Conversation design is a multi-functional role. This is obvious when you see the different backgrounds of the majority of people working in Conversation Design roles today: Linguistics, UX Design, Development, Copywriting, Research, and Academia. Because of this, the output of our work is fragmented across all these functions.

Fragmented Tools

For each function of the role, we'll employ a different tool to do each of those jobs the best. Most tools used are general-purpose office, design, or developments that get shoehorned into the use cases needed for conversation designers.

Because the standards for conversation designers are still being formed, there are few purpose-built tools for the profession. Even Voiceflow was not focused on solving this problem when launched, so we have to iterate and evolve the product in this direction.

Smaller Seats

Within the larger team that is focused on build conversational experiences, the conversation designer is just a small part of that. We often are working with many more designers, developers, copywriters, and product folks.

That means we have a smaller seat at the table in the makeup of the typical product team, so we end up defaulting to the preferences and tooling of our teammates and stakeholders.

The purpose of conversation design documentation

As the community of conversation designers shares best practices about how they document their work, the ideal artifact tends to play three critical roles:

Single source of truth

It's more work to keep information up-to-date across multiple sources, and as soon as documentation get out-of-date, teammates will stop trusting it. If your teammates can't trust your documentation to be the source-of-truth for your project, then it serves no purpose.

It's tough to get a complete picture of a design when the interaction model, response content, visuals, and situation designs all live in different places. It's not a tangible way to interact with those designs.

Conversation designers need a single source of truth for their end-to-end design.

A living document

The output of a conversation designer comes in many forms throughout a project, and your design documentation needs to communicate these all formats equally well. It should work at all phases in your project lifecycle - from very early-stage dialogue samples to late-stage end-to-end user flows.

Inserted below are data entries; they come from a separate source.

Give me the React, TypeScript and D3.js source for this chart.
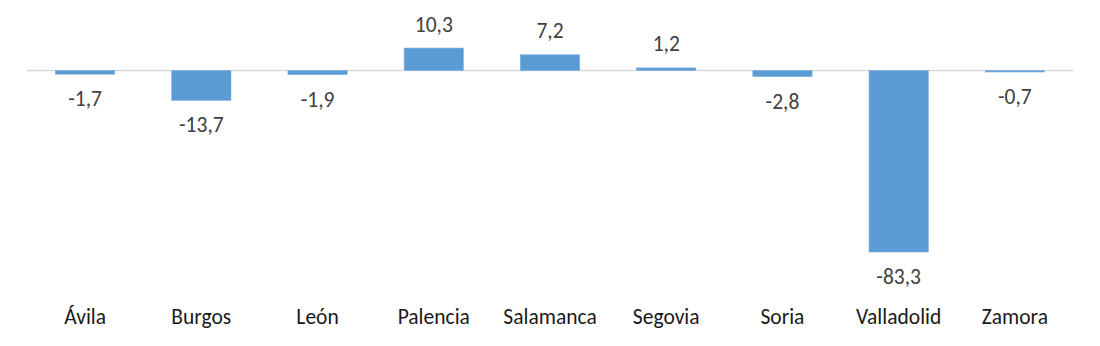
import React from "react";
import * as d3 from "d3";

const categories = ["Ávila", "Burgos", "León", "Palencia", "Salamanca", "Segovia", "Soria", "Valladolid", "Zamora"];
const values = [-1.7, -13.7, -1.9, 10.3, 7.2, 1.2, -2.8, -83.3, -0.7];
const labels = ["-1,7", "-13,7", "-1,9", "10,3", "7,2", "1,2", "-2,8", "-83,3", "-0,7"];

const W = 1100;
const H = 346;
const FONT = "Carlito, Calibri, 'Liberation Sans', Arial, sans-serif";

export default function App() {
  const x = d3.scaleBand<string>().domain(categories).range([27, 1073]).paddingInner(0.49).paddingOuter(0.245);
  const y = d3.scaleLinear().domain([-90, 20]).range([70.5 + 90 * 2.179, 70.5 - 20 * 2.179]);
  const y0 = y(0);
  return (
    <svg width={W} height={H} style={{ position: "absolute", left: 0, top: 0, background: "#fff" }}>
      <line x1={27} x2={1073} y1={y0} y2={y0} stroke="#d9d9d9" strokeWidth={1.3} />
      {categories.map((c, i) => {
        const v = values[i];
        const top = Math.min(y(v), y0);
        const h = Math.abs(y(v) - y0);
        const cx = (x(c) as number) + x.bandwidth() / 2;
        const ly = v >= 0 ? y(v) - 16.5 : y(v) + 32;
        return (
          <g key={c}>
            <rect x={x(c)} y={top} width={x.bandwidth()} height={Math.max(h, 1.5)} fill="#5b9bd5" stroke="#7fb0de" strokeWidth={0.6} />
            <text x={cx} y={ly} textAnchor="middle" fontFamily={FONT} fontSize={21.5} fill="#404040">{labels[i]}</text>
            <text x={cx} y={324} textAnchor="middle" fontFamily={FONT} fontSize={21.5} fill="#1a1a1a">{c}</text>
          </g>
        );
      })}
    </svg>
  );
}
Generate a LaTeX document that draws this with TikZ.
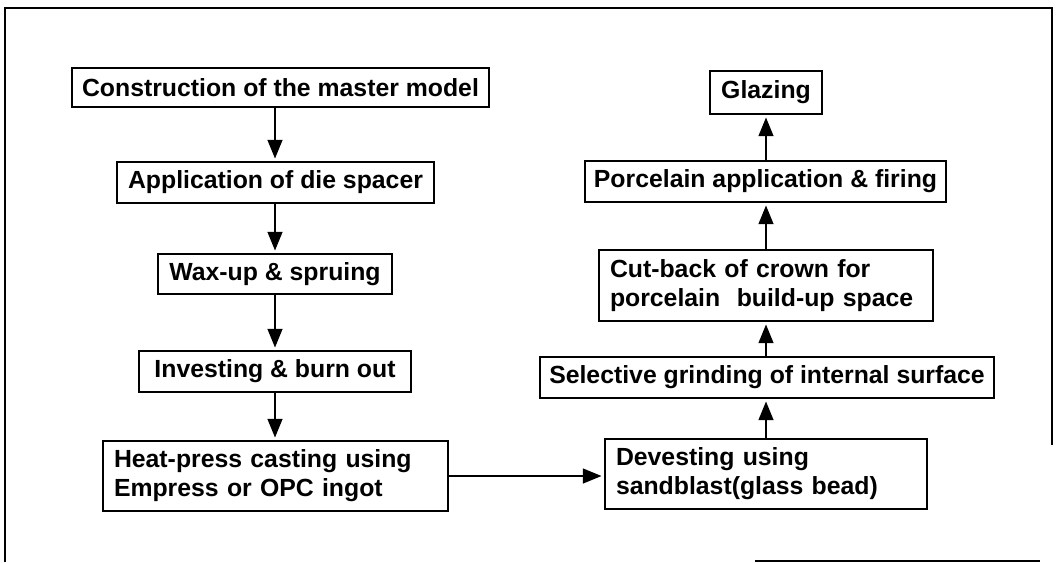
\documentclass[tikz,border=0pt]{standalone}
\usepackage{fontspec}
\setmainfont{Liberation Sans}
\usetikzlibrary{arrows.meta}
\begin{document}
\begin{tikzpicture}[x=0.75pt,y=-0.75pt,
  box/.style={draw,line width=1.1pt,inner sep=0pt,font=\fontsize{18.6}{21.75}\selectfont\bfseries},
  arr/.style={line width=1.6pt,-{Triangle[length=14pt,width=11pt]},shorten >=2pt},
  frame/.style={line width=1.5pt}]
\useasboundingbox (0,0) rectangle (1060,562);
% outer frame (as scanned)
\draw[frame] (5,562) -- (5,8) -- (1052,8) -- (1052,445);
\draw[frame] (755,561) -- (1040,561);
% left column
\node[box,minimum width=312.75pt,minimum height=29.25pt] (b1) at (280.5,87.5) {Construction of the master model};
\node[box,minimum width=237.75pt,minimum height=30.75pt] (b2) at (275.5,182.5) {Application of die spacer};
\node[box,minimum width=175.5pt,minimum height=30pt] (b3) at (275,274) {Wax-up \& spruing};
\node[box,minimum width=204pt,minimum height=30.75pt] (b4) at (275,371.5) {Investing \& burn out};
\node[box,minimum width=258.75pt,minimum height=52.5pt,text width=242.25pt,align=left] (b5) at (275.5,476) {Heat-press casting using\\Empress or OPC ingot};
% right column
\node[box,minimum width=241.5pt,minimum height=52.5pt,text width=225pt,align=left] (b6) at (766,474) {Devesting using\\sandblast(glass bead)};
\node[box,minimum width=340.5pt,minimum height=30.75pt] (b7) at (767,377.5) {Selective grinding of internal surface};
\node[box,minimum width=250.5pt,minimum height=53.25pt,text width=234pt,align=left] (b8) at (766,285.5) {Cut-back of crown for\\porcelain\ \ build-up space};
\node[box,minimum width=270.75pt,minimum height=30.75pt] (b9) at (765.5,181.5) {Porcelain application \& firing};
\node[box,minimum width=84pt,minimum height=32.25pt] (b10) at (766,92.5) {Glazing};
% arrows left column
\draw[arr] (b1.south -| b3) -- (b2.north -| b3);
\draw[arr] (b2.south -| b3) -- (b3.north);
\draw[arr] (b3.south) -- (b4.north -| b3);
\draw[arr] (b4.south -| b3) -- (b5.north -| b3);
% horizontal
\draw[arr] (b5.east) -- (b5.east -| b6.west);
% arrows right column
\draw[arr] (b6.north) -- (b7.south -| b6);
\draw[arr] (b7.north -| b6) -- (b8.south -| b6);
\draw[arr] (b8.north -| b6) -- (b9.south -| b6);
\draw[arr] (b9.north -| b6) -- (b10.south -| b6);
\end{tikzpicture}
\end{document}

Having documentation that evolves throughout a project allows you to communicate the design decisions made along the way, and why they were made. Your team can only trust your design decisions if they understand how you arrived at them, so you want to 'show your work' in your documentation, not the end output.

Interactive

Conversation design is tricky to describe to your team, customers, and stakeholders. It's an even harder thing for them to try to envision. So, the only real way to communicate a conversation design to make it tangible and interactive.

As designers, we want to get as much feedback as possible throughout your design process to challenge our ideas and layer in others' ideas, which will ultimately strengthen our solution.

A lot of the documentation we rely on has little interactivity and does a poor job of communicating designs, so we never really get feedback. Our work suffers as a result.

The prototype is the primary conversation design artifact

(At least, this is the bet we're making at Voiceflow...)

There is no perfect solution for conversation design documentation currently. Still, more and more, we see conversation designers coalescing around the conversation prototype as the primary artifact they use to document and communicate their designs.

insurance assistant workflow image

It's multi-functional

As a functional tool for conversation designers, a prototype can encapsulate all of the outputs from your work - response content, integration requirements, NLU training data, UX designs, user flows, situation, and context.

The additional benefit of this is that each piece of content gains additional context when viewed s part of an end-to-end experience.

For example:
When your copywriter needs to review your response content, reviewing it in an Excel document provides no context for where, when, and how a user hears that response. That context is so vital for them to best craft the copy, and a prototype allows them to do just that.

It's constantly evolving

A prototype can act as a tool to communicate your solution at any stage in your product lifecycle. Each step in the conversation design process adds a layer onto the solution, making it a bit more fully-featured:

  • Sample dialogues map out your core solution concepts
  • Interaction model design defines the core actions required for that concept
  • Happy path design turns those core actions into an end-to-end flow
  • Repair, error and unhappy path designs builds all edge cases into an end-to-end flow
  • Situation design applies that end-to-end flow to all situations of use
  • Technical and Visual requirements turn that into a fully interactive, multi-modal flow

Prototypes allow you to communicate the output at each step along the way, and most importantly, at each step...

It's tangible and accessible

Conversation Design is a team sport. Our work as conversation designers alone doesn't result in much without developers, UX Designers, PMs, copywriters, linguists, UX Researchers, and yes, even stakeholders.

As a communication tool, a prototype helps your team view the designed experience through your users' eyes.

As a feedback mechanism, a prototype allows designers to receive more insightful, contextual feedback from your team and users.

Good conversation design documentation = good conversation design

Prototyping isn't just a step in your process; it's an artifact that evolves each step of the way. This will open up the opportunity for feedback and research as you go.

Conversation design is a primarily non-visual experience, but prototyping your conversation can make it tangible for stakeholder feedback and customer research. And in the end, better documentation will allow for better handoff and ensure that the conversations in your design are the conversations that get built.